It's easy to make your brain think it's in someone else's body
By messing with the brain's sense of location, a team of researchers in Sweden figure out how make people believe they're wearing each other's bodies.
Some scientists just can't stop threatening people with knives and rubber mallets. But it's not out of sadism (we hope). Fear can be a vivid indicator of who, or rather where, you think you are.
A team of researchers at Sweden's Karolinska Institutet has been investigating how our brains orient us in space and help us navigate through the world, with fascinating implications for questions of identity and empathy. First they gave participants the illusion of inhabiting an invisible body, so that people felt an actual physical sensation when an empty space was touched and responded with fear when that empty space was threatened. Now, in research published this week in the journal Current Biology, the researchers have gone on to body-swapping.
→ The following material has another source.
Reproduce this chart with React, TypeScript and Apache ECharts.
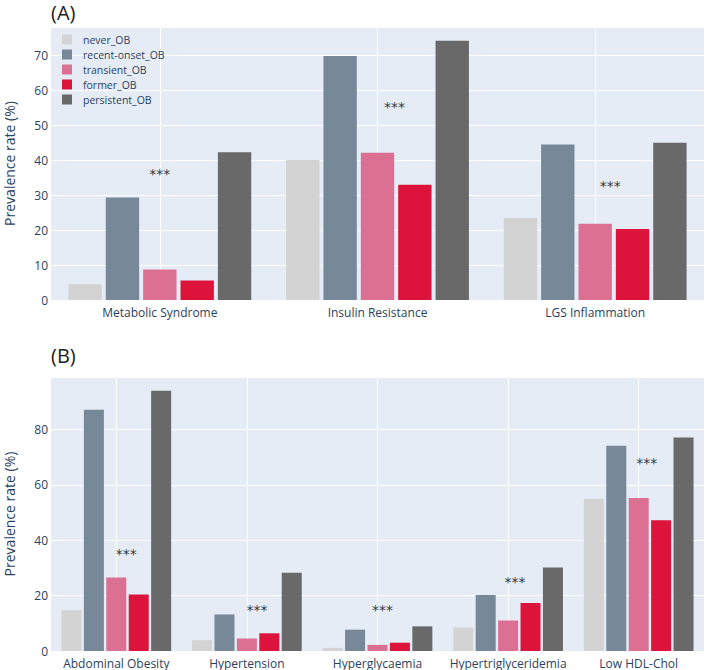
import React, { useEffect, useRef } from "react";
import * as echarts from "echarts";

const groups = ["never_OB", "recent-onset_OB", "transient_OB", "former_OB", "persistent_OB"];
const colors = ["#D3D3D3", "#778899", "#DB7093", "#DC143C", "#696969"];

const catsA = ["Metabolic Syndrome", "Insulin Resistance", "LGS Inflammation"];
const neverA = [4.5, 40.0, 23.4];
const recentA = [29.3, 69.7, 44.4];
const transientA = [8.7, 42.1, 21.8];
const formerA = [5.6, 32.9, 20.3];
const persistentA = [42.2, 74.1, 44.9];
const sigA = [36.4, 55.3, 32.9];

const catsB = ["Abdominal Obesity", "Hypertension", "Hyperglycaemia", "Hypertriglyceridemia", "Low HDL-Chol"];
const neverB = [14.7, 3.9, 1.1, 8.5, 55.0];
const recentB = [87.2, 13.2, 7.7, 20.2, 74.2];
const transientB = [26.6, 4.5, 2.2, 11.0, 55.3];
const formerB = [20.4, 6.4, 3.0, 17.3, 47.2];
const persistentB = [94.0, 28.3, 8.9, 30.2, 77.1];
const sigB = [35.5, 15.0, 15.0, 25.4, 68.4];

const sigLabel = "***";
const sigShiftA = [0, 17, 15];
const sigShiftB = [10, 10, 5, 7, 8];

const valsA = [neverA, recentA, transientA, formerA, persistentA];
const valsB = [neverB, recentB, transientB, formerB, persistentB];

const FONT = "Open Sans";
const TXT = "#2a3f5f";

export default function App() {
  const ref = useRef<HTMLDivElement>(null);
  useEffect(() => {
    document.body.style.margin = "0";
    const chart = echarts.init(ref.current!, undefined, { renderer: "svg" });
    const xAxisBase = (cats: string[], gridIndex: number) => ({
      type: "category",
      gridIndex,
      data: cats,
      axisLine: { show: false },
      axisTick: { show: false, alignWithLabel: true },
      splitLine: { show: true, alignWithLabel: true, lineStyle: { color: "#ffffff", width: 1 } },
      axisLabel: { color: TXT, fontFamily: FONT, fontSize: 12, margin: 6, interval: 0 },
    });
    const yAxisBase = (gridIndex: number, max: number, interval: number) => ({
      type: "value",
      gridIndex,
      min: 0,
      max,
      interval,
      name: "Prevalence rate (%)",
      nameLocation: "middle",
      nameGap: 35,
      nameTextStyle: { color: TXT, fontFamily: FONT, fontSize: 14 },
      axisLine: { show: false },
      axisTick: { show: false },
      splitLine: { show: true, lineStyle: { color: "#ffffff", width: 1 } },
      axisLabel: {
        color: TXT,
        fontFamily: FONT,
        fontSize: 12,
        margin: 3,
        showMaxLabel: false,
      },
    });
    const barSeries: any[] = [];
    groups.forEach((g, i) => {
      barSeries.push({
        type: "bar",
        name: g,
        xAxisIndex: 0,
        yAxisIndex: 0,
        data: valsA[i],
        itemStyle: { color: colors[i] },
        barCategoryGap: "16%",
        barGap: "12%",
        z: 3,
      });
      barSeries.push({
        type: "bar",
        name: g,
        xAxisIndex: 1,
        yAxisIndex: 1,
        data: valsB[i],
        itemStyle: { color: colors[i] },
        barCategoryGap: "16%",
        barGap: "12%",
        z: 3,
      });
    });
    const starSeries = (cats: string[], sig: number[], shift: number[], idx: number) => ({
      type: "scatter",
      xAxisIndex: idx,
      yAxisIndex: idx,
      symbolSize: 1,
      itemStyle: { color: "rgba(0,0,0,0)" },
      silent: true,
      z: 5,
      data: cats.map((c, j) => ({
        value: [c, sig[j]],
        label: { offset: [shift[j], 1] },
      })),
      label: {
        show: true,
        position: "inside",
        formatter: sigLabel,
        color: "#000",
        fontFamily: "DejaVu Sans",
        fontSize: 14,
      },
    });
    chart.setOption({
      animation: false,
      textStyle: { fontFamily: FONT },
      title: [
        { text: "(A)", left: 51, top: 2, padding: 0, textStyle: { fontFamily: FONT, fontSize: 20, fontWeight: "normal", color: "#222" } },
        { text: "(B)", left: 51, top: 345, padding: 0, textStyle: { fontFamily: FONT, fontSize: 20, fontWeight: "normal", color: "#222" } },
      ],
      legend: {
        data: groups,
        orient: "vertical",
        left: 62,
        top: 34,
        padding: 0,
        itemWidth: 10,
        itemHeight: 10,
        itemGap: 4,
        icon: "rect",
        textStyle: { color: TXT, fontFamily: FONT, fontSize: 10.5, padding: [0, 0, 0, 6] },
      },
      grid: [
        { left: 51, right: 4, top: 27, height: 273, show: true, backgroundColor: "#E5ECF6", borderWidth: 0, outerBoundsMode: "none", containLabel: false },
        { left: 51, right: 4, top: 377, height: 274, show: true, backgroundColor: "#E5ECF6", borderWidth: 0, outerBoundsMode: "none", containLabel: false },
      ],
      xAxis: [xAxisBase(catsA, 0), xAxisBase(catsB, 1)],
      yAxis: [yAxisBase(0, 78, 10), yAxisBase(1, 99, 20)],
      series: [...barSeries, starSeries(catsA, sigA, sigShiftA, 0), starSeries(catsB, sigB, sigShiftB, 1)],
    });
    return () => chart.dispose();
  }, []);
  return <div ref={ref} style={{ width: 708, height: 670 }} />;
}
To create the illusion of inhabiting someone else's body, the researchers had test subjects lie down in a functional MRI machine wearing a head-mounted display that showed the perspective of someone lying on a table elsewhere in the room, from which that person could see the test subject. It would be like looking at a close-up TV screen of someone sitting in a chair in your living room watching you lie on the couch. The MRI machine monitored the subjects' brain activity.
To conjure up the sensation that the person in the machine was in the other person's body, the scientists then touched the two bodies at the same time in the exact same places.
"In a matter of seconds, the brain merges the sensation of touch and visual input from the new perspective, resulting in the illusion of owning the stranger's body and being located in that body's position in the room, outside the participant's physical body," graduate student Arvid Guterstam, lead author of the paper, said in a statement this week.
In other words, when both bodies were touched, the person in the MRI machine felt that he was in the body that he could see being touched, which was the one lying outside the machine.
To further test the illusion, the researchers did the same thing they did in the invisibility experiment -- they threatened the body outside of the machine with a knife.
The knife threat led to increased skin sweating and levels of neural activity in fear centers of the brain during periods when the illusion was experienced compared to when it was broken, "suggesting that the brain interpreted the stranger's body as one's own," say the researchers in the comments on a YouTube video that shows a simulation of the experiment.
When they then pretended to attack the person in the machine with a rubber sledgehammer, the results showed a calmer reaction, which led the researchers to conclude that the subject felt as though the attack was happening to someone else in the room, even though it was, in fact, happening to him.
Why does all this happen? While the process by which our brains act like super-advanced GPS systems is still not fully understood, in 2014 a different group of researchers was awarded the Nobel Prize for figuring out the role certain neurons known as "place cells" play in guiding us around (PDF).
Guterstam and his team were able to give their test subjects the illusion of being located in several different spots in the room, and used the MRI to watch as different areas of the brain lit up corresponding to the location where the other body was placed. The team found out that certain sections of the brain -- including the hippocampus where place cells dwell -- were responsible for the sense of self-location, while other sections controlled the sense of body ownership. The interplay between the areas was found to be handled by a part of the brain known as the posterior cingulate cortex.
"This finding is particularly interesting because it indicates that place cells are not only involved in navigation and memory encoding, but are also important for generating the conscious experience of one's body in space," said principal investigator Henrik Ehrsson, professor at the Karolinska Institutet's Department of Neuroscience.
They're also important because, um, they just might lead to the coolest party game ever, don't you think?